В литературе имя Спартака возникло лишь в эпоху Просвещения, когда на пороге Великой французской революции интересы обратились к угнетенным народным массам. Первая поэтическая обработка этого материала вышла из-под пера француза Б. – Ж. Сорэна. В своей трагедии он пытается беспроблемный в общем-то сюжет украсить драматическим, но банальным любовным конфликтом, который герой разрешает в свободолюбивом духе и увенчивает собственной смертью. Драма Сорэна натолкнула сначала Лессинга (в 1770–1775 гг.) и Грилльпарцера (в 1810 г.) на мысли о написании трагедии о Спартаке, но эти планы реализованы не были.

В многочисленных последовавших затем драмах, которые хотя и были завершены, но к сегодняшнему дню оказались совершенно забытыми, Спартак оказывается жертвой своего рода Лернейской гидры – собственного желания освободить рабов, превращающегося в стремление разрушить Рим.

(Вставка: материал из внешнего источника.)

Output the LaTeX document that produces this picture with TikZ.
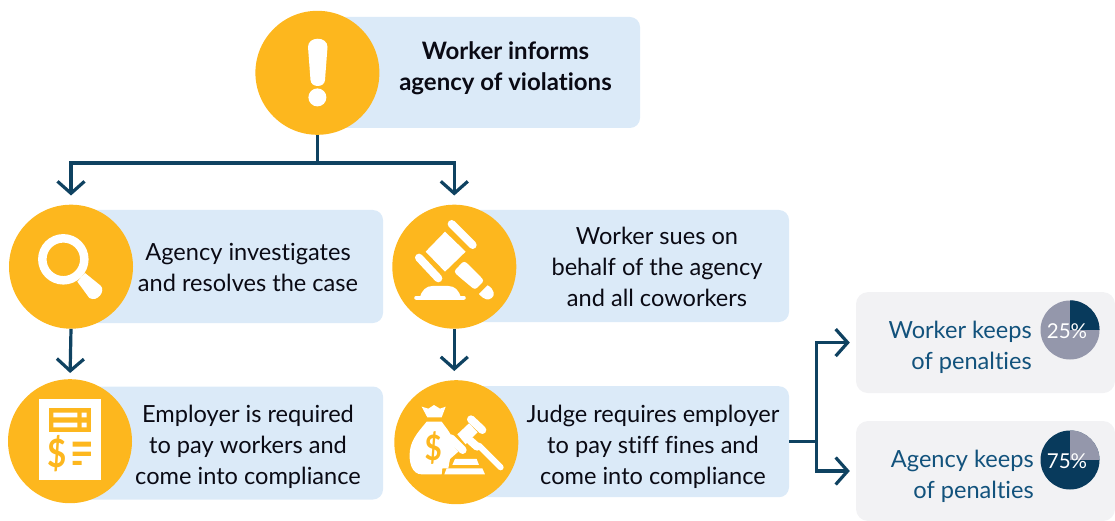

Романисты также, как могли, разрабатывали и обогащали спартаковскую тему различными мотивами. В новейшее время его охотно делали носителем свободолюбивых и революционных идей – примером тому могут служить произведения Ипполито Ньево, одного из сподвижников Гарибальди, и американского писателя Говарда Фаста. В вышедшем в 1940 г. романе Артура Кестлера «Гладиаторы» автор говорит о невозможности осуществления разумной и гуманной революции.

Спартак стал героем стихов и поэм, музыкальных драм и балетов и конечно же телефильмов.

Образ античного борца за свободу активно использовался и в политической пропаганде и агитации. В январе 1916 г. Карл Либкнехт начал публикацию своих «Спартаковских писем», а в 1917 г. он вместе с Розой Люксембург создал Союз Спартака, леворадикальную революционную организацию, со времени русской Октябрьской революции исповедовавшую большевистские идеи и на партийном съезде 1918–1919 гг. переименованную в Коммунистическую партию Германии.

Имя фракийского вождя рабов сохранилось в названии малочисленного коммунистического союза студентов «Спартак» (в Западной Германии) и до недавнего времени – в больших спортивных соревнованиях в странах Центральной и Восточной Европы, именуемых спартакиадами.

Со времени восстания гладиаторов и смерти великого вождя рабов прошло две тысячи лет. Так меняется мир.